- The request:
From the records below, copy every line that contains the word "this".
--- START OF Excerpted records ---
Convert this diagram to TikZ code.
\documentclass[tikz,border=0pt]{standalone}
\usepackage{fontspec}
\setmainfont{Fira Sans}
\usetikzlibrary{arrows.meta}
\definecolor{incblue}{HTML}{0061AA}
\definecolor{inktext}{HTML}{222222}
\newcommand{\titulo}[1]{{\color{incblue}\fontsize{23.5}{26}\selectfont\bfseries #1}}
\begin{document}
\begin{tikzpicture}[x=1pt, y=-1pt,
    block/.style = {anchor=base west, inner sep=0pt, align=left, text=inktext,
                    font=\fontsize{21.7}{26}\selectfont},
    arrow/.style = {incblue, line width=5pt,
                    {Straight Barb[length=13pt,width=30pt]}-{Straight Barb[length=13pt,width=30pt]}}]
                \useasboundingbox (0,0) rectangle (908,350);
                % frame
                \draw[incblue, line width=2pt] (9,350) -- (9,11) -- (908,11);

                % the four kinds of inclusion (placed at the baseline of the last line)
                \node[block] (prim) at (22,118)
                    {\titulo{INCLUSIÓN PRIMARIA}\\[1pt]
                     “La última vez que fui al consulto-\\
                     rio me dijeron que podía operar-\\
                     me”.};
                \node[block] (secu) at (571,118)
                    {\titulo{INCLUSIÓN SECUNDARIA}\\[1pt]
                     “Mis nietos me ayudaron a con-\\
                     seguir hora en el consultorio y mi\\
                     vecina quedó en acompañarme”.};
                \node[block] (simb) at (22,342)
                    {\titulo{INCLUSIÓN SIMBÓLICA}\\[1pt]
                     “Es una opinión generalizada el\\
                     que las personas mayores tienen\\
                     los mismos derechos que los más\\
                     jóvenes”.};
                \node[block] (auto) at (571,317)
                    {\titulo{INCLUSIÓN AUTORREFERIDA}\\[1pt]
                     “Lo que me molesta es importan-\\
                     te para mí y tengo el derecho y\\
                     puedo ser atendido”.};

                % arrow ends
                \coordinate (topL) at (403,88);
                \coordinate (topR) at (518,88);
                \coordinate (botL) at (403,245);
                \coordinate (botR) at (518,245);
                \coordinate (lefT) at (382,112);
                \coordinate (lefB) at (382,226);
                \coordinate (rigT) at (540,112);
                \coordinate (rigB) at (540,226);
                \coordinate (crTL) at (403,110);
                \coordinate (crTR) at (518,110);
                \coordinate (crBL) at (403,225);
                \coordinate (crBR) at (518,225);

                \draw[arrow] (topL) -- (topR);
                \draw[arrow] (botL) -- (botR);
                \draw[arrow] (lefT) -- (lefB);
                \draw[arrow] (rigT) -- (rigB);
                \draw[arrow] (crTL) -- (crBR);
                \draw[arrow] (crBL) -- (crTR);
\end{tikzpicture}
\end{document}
--- END OF Excerpted records ---
--- START OF Excerpted records ---
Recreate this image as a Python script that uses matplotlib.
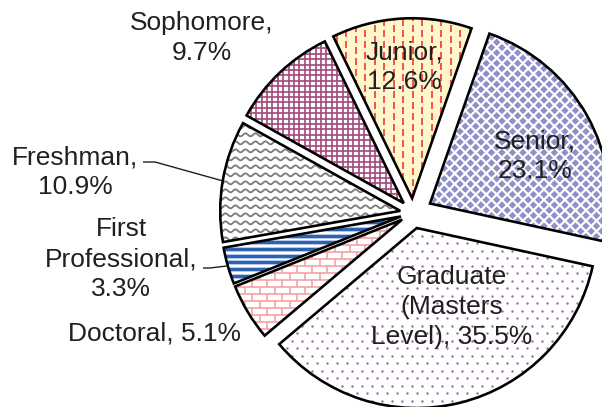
--- END OF Excerpted records ---
- Solution:
Convert this diagram to TikZ code.
Recreate this image as a Python script that uses matplotlib.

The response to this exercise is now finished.